Retype nothing but the lines from the start of the material up to and including the line with "ax.tick_params(width=2, length=7, direction='out', pad=2)". Pictures don't belong in the copy.
---------------
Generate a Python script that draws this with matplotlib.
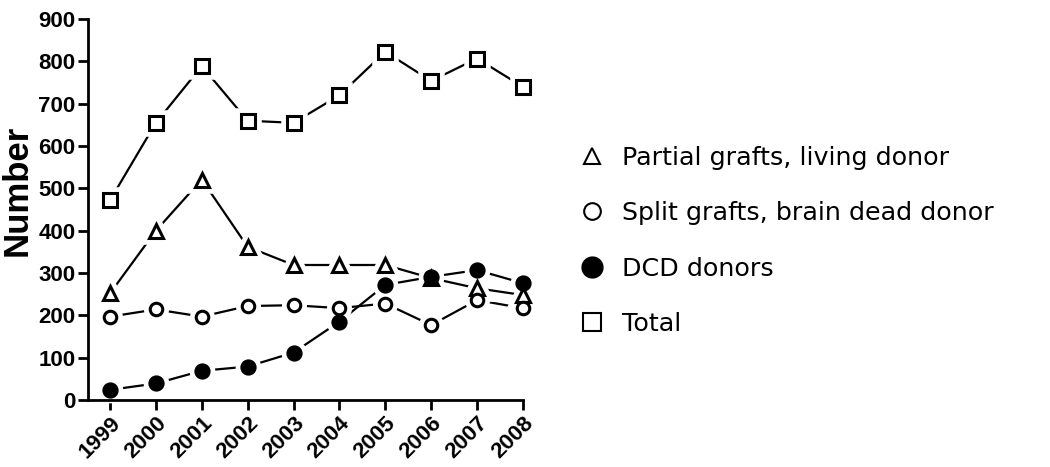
import matplotlib.pyplot as plt
from matplotlib.lines import Line2D
import numpy as np

years = [1999, 2000, 2001, 2002, 2003, 2004, 2005, 2006, 2007, 2008]
partial = [252, 400, 521, 362, 319, 319, 319, 288, 264, 248]
split = [197, 214, 197, 222, 224, 217, 228, 177, 236, 217]
dcd = [24, 39, 69, 79, 112, 185, 272, 291, 307, 276]
total = [472, 655, 789, 660, 655, 720, 823, 754, 807, 740]

labels = ["Partial grafts, living donor", "Split grafts, brain dead donor",
          "DCD donors", "Total"]

fig = plt.figure(figsize=(10.5, 4.67), dpi=100)
ax = fig.add_axes([0.0838, 0.1435, 0.4142, 0.8155])

series = [
    (partial, '^', 'white', 9.5),
    (split, 'o', 'white', 9),
    (dcd, 'o', 'black', 9.5),
    (total, 's', 'white', 10),
]

# lines first, then a white halo so the lines stop short of the markers
for vals, mk, fc, ms in series:
    ax.plot(years, vals, '-', color='black', lw=1.6, zorder=1, clip_on=False)
for vals, mk, fc, ms in series:
    ax.plot(years, vals, linestyle='none', marker=mk, ms=ms, mew=9,
            mfc='white', mec='white', zorder=2, clip_on=False)
for vals, mk, fc, ms in series:
    ax.plot(years, vals, linestyle='none', marker=mk, ms=ms,
            mfc=fc, mec='black', mew=2.2, zorder=3, clip_on=False)

ax.set_xlim(1998.52, 2008)
ax.set_ylim(0, 900)
ax.set_yticks(np.arange(0, 901, 100))
ax.set_xticks(years)
ax.set_xticklabels([str(y) for y in years], rotation=45, ha='right',
                   rotation_mode='anchor', fontsize=16, fontweight='bold',
                   family='Liberation Sans')
for t in ax.get_yticklabels():
    t.set_fontsize(16)
    t.set_fontweight('bold')
    t.set_family('Liberation Sans')
ax.set_ylabel('Number', fontsize=25, fontweight='bold', family='Liberation Sans')
ax.yaxis.set_label_coords(-0.126, 0.551)

for s in ['top', 'right']:
    ax.spines[s].set_visible(False)
for s in ['left', 'bottom']:
    ax.spines[s].set_linewidth(2)
ax.tick_params(width=2, length=7, direction='out', pad=2)

handles = [
    Line2D([], [], linestyle='none', marker='^', ms=12, mfc='white', mec='black', mew=1.5),
    Line2D([], [], linestyle='none', marker='o', ms=12, mfc='white', mec='black', mew=1.5),
    Line2D([], [], linestyle='none', marker='o', ms=15, mfc='black', mec='black'),
    Line2D([], [], linestyle='none', marker='s', ms=13, mfc='white', mec='black', mew=1.5),
]
fig.legend(handles, labels, loc='center left', bbox_to_anchor=(0.552, 0.484),
           frameon=False, fontsize=18.3, labelspacing=1.24, handlelength=1.0,
           handletextpad=0.65, borderaxespad=0, borderpad=0)

fig.savefig('out.png', dpi=100)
---------------
▶ Solution
Generate a Python script that draws this with matplotlib.
import matplotlib.pyplot as plt
from matplotlib.lines import Line2D
import numpy as np

years = [1999, 2000, 2001, 2002, 2003, 2004, 2005, 2006, 2007, 2008]
partial = [252, 400, 521, 362, 319, 319, 319, 288, 264, 248]
split = [197, 214, 197, 222, 224, 217, 228, 177, 236, 217]
dcd = [24, 39, 69, 79, 112, 185, 272, 291, 307, 276]
total = [472, 655, 789, 660, 655, 720, 823, 754, 807, 740]

labels = ["Partial grafts, living donor", "Split grafts, brain dead donor",
          "DCD donors", "Total"]

fig = plt.figure(figsize=(10.5, 4.67), dpi=100)
ax = fig.add_axes([0.0838, 0.1435, 0.4142, 0.8155])

series = [
    (partial, '^', 'white', 9.5),
    (split, 'o', 'white', 9),
    (dcd, 'o', 'black', 9.5),
    (total, 's', 'white', 10),
]

# lines first, then a white halo so the lines stop short of the markers
for vals, mk, fc, ms in series:
    ax.plot(years, vals, '-', color='black', lw=1.6, zorder=1, clip_on=False)
for vals, mk, fc, ms in series:
    ax.plot(years, vals, linestyle='none', marker=mk, ms=ms, mew=9,
            mfc='white', mec='white', zorder=2, clip_on=False)
for vals, mk, fc, ms in series:
    ax.plot(years, vals, linestyle='none', marker=mk, ms=ms,
            mfc=fc, mec='black', mew=2.2, zorder=3, clip_on=False)

ax.set_xlim(1998.52, 2008)
ax.set_ylim(0, 900)
ax.set_yticks(np.arange(0, 901, 100))
ax.set_xticks(years)
ax.set_xticklabels([str(y) for y in years], rotation=45, ha='right',
                   rotation_mode='anchor', fontsize=16, fontweight='bold',
                   family='Liberation Sans')
for t in ax.get_yticklabels():
    t.set_fontsize(16)
    t.set_fontweight('bold')
    t.set_family('Liberation Sans')
ax.set_ylabel('Number', fontsize=25, fontweight='bold', family='Liberation Sans')
ax.yaxis.set_label_coords(-0.126, 0.551)

for s in ['top', 'right']:
    ax.spines[s].set_visible(False)
for s in ['left', 'bottom']:
    ax.spines[s].set_linewidth(2)
ax.tick_params(width=2, length=7, direction='out', pad=2)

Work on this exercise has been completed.